Calling John Marshall

  • On: 07/16/2008 15:39:21
  • In: Fiscal Responsibility
  • “The power to tax involves the power to destroy.” – Chief Justice John Marshall

    When faced with an economy in desperate need of more disposable income in the hands of businesses and consumers, which of the following would you recommend?

    • Cutting the child tax credit in half
    • Reimposing the marriage penalty
    • Allowing the 2001 and 2003 tax cuts to expire
    • Casting the ATM net around another 20 million Americans
    • Raising the 10% tax bracket to 15%
    • Increasing investing taxes
    • Reinstating the 55% death tax
    • Raising the taxes overall on the average American household
    • by a staggering $3,000 per year

    If you answered, “None of the above,” don’t expect to be welcomed into the Chambers of Congress anytime soon. Because the recently House-and-Senate-passed budget calls for all of the above … while not cutting a single government program … and while hiking discretionary spending by a whopping 8%!

    And the result could be devastating. Here’s how Brian Riedl explains it in his revealing HumanEvents.com article, “Congress’ $3,000 per Household Tax Increase”:

    “While there is never a good time to raise taxes, pledging $4 trillion in tax increases during a time of economic uncertainty is especially worrisome. Raising tax rates on every taxpayer and business would reduce incentives to work, save and invest, and therefore significantly reduce the economy’s capacity to grow and raise living standards.”

    In short, when faced with a choice between raising standards – or taxes – Congress, not surprisingly, chose the latter (“for the good of the people,” no doubt). Yet, believe it or not, it gets worse.

    While raising taxes and lowering standards, Congress also once again expanded its discretionary spending (the kind that buys votes) – this time by a full 8%. And that comes on top of its inflationary-adjusted 45% increase in discretionary spending since 2001.

    Now, lest you get the idea that – like you – the members of Congress understand that when you increase spending in one area, you have to cut it in another, disabuse yourself of that notion. It ain’t gonna happen.
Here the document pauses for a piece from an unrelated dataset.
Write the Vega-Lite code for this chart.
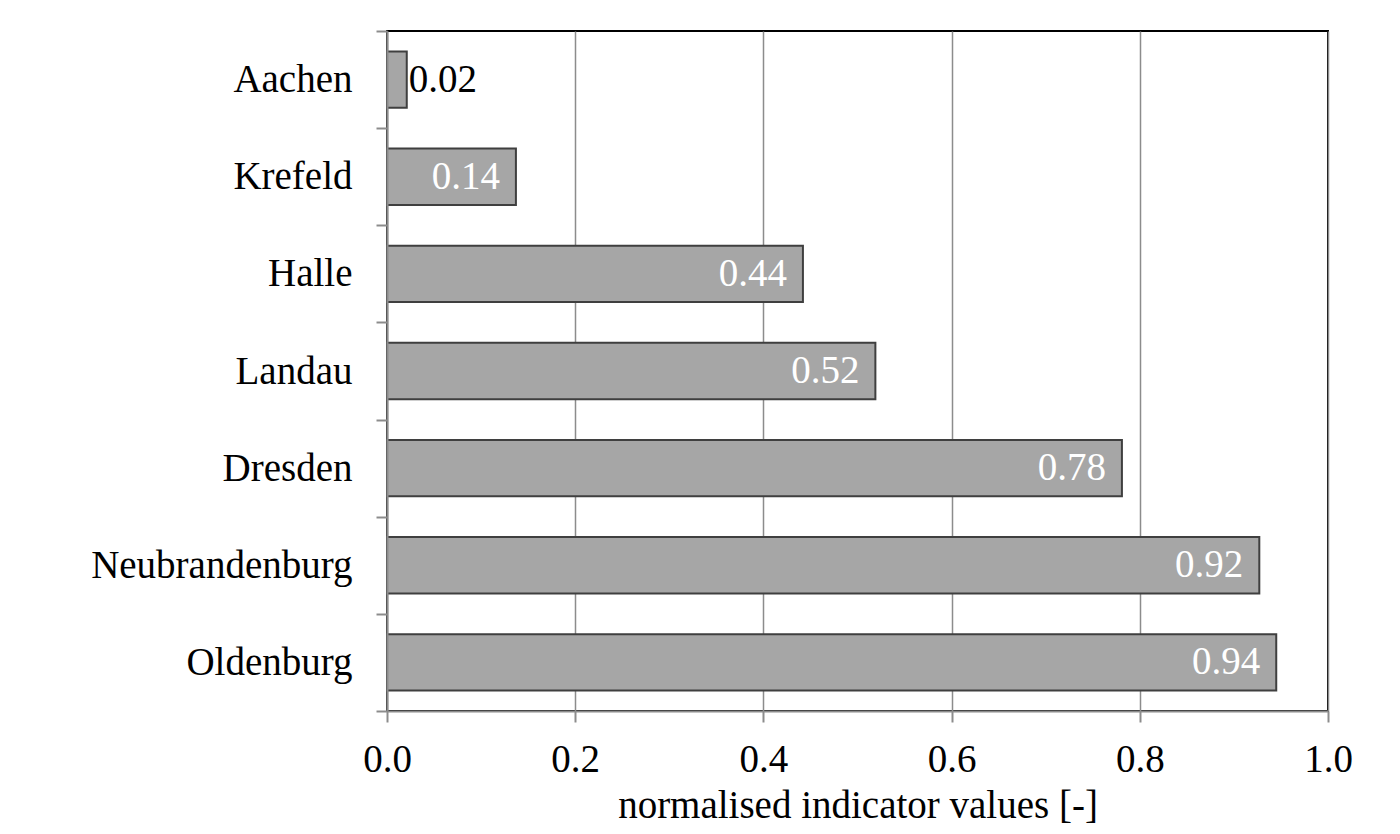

    In fact, while Congress is bilking the taxpayer and milking the budget to buy more votes, Riedl points out that it is fastidiously resisting the slightest urge to eliminate even one wasteful federal program:

    • The $60 billion for corporate welfare – like the Advanced Technology Program, which spends $70 million budget subsidizing Fortune 500 companies – remains intact
    • The $123 billion for programs government auditors have found no record of success remains untouched
    • And the $55 billion in annual program overpayments have simply been ignored

    In 1819, Chief Justice John Marshall wrote, “The power to tax involves the power to destroy.” Apparently, in the nearly two centuries since, that profound wisdom has not found its way across First Street N.E. from the marbled halls of the Supreme Court to the paneled chambers of the United States Congress. And it’s time someone carried the message.

    ALG CTA:
    Type, tube, and web journalists alike need to urge their audiences to call upon President Bush to wield his veto pen like an avenging sword when this budget finally reaches his desk. The American people deserve better than to be forced by profligate politicians to live on less – while Congress spends more. The White House switchboard number is 202-456-1414; the Comments number is 202-456-1111; the fax number is 202-456-2461; and the email address is comments@whitehouse.gov.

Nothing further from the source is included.